Fiddler’s Green, Irish Pub
1224, Bishop Street
Montréal, H3G 2E2
9) La Succursale, Brasserie Artisanale
Ok so I threw this in here without a ton of experience, but every time I venture north-east of the downtown core, I am taken aback by the thriving food, culture and bar scenes that have taken over some of our older neighbourhoods. On a recent bike ride, I went with my partner up to his old hood on Masson street in (Vieux)-Rosemont, to see how things were progressing. Over the last couple years, we’ve been up there a few times and have been continuously surprised by restaurants catering to a new young professional crowd that has migrated north of the plateau, hot spots such as M sur Masson and Madre. Recently, in search of a cold pint after a few hilly kilometers (hey – you’ve gotta stay motivated right?), we found ourselves back on Masson at La Succursale, yet another micro-brewery that is making beer exciting again. We each had a nice pint and sat at their large windows overlooking the patio and enjoyed a stunning open-interior and bustling afternoon street scene.

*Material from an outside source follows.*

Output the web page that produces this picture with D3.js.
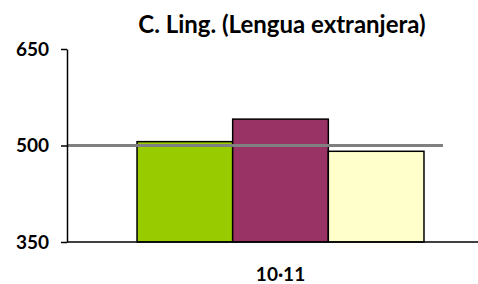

While we didn’t try the menu this time, we were intrigued by the small bites that others seem to be enjoying that pair well with a nice cold pint – charcuterie, cheeses, hummus platters, lamb meatballs…nothing groundbreaking but much appreciated! So for those of you headed east, don’t forget that Montreal extends past Jean-Talon and east of St-Hubert…and it’s totally worth exploring.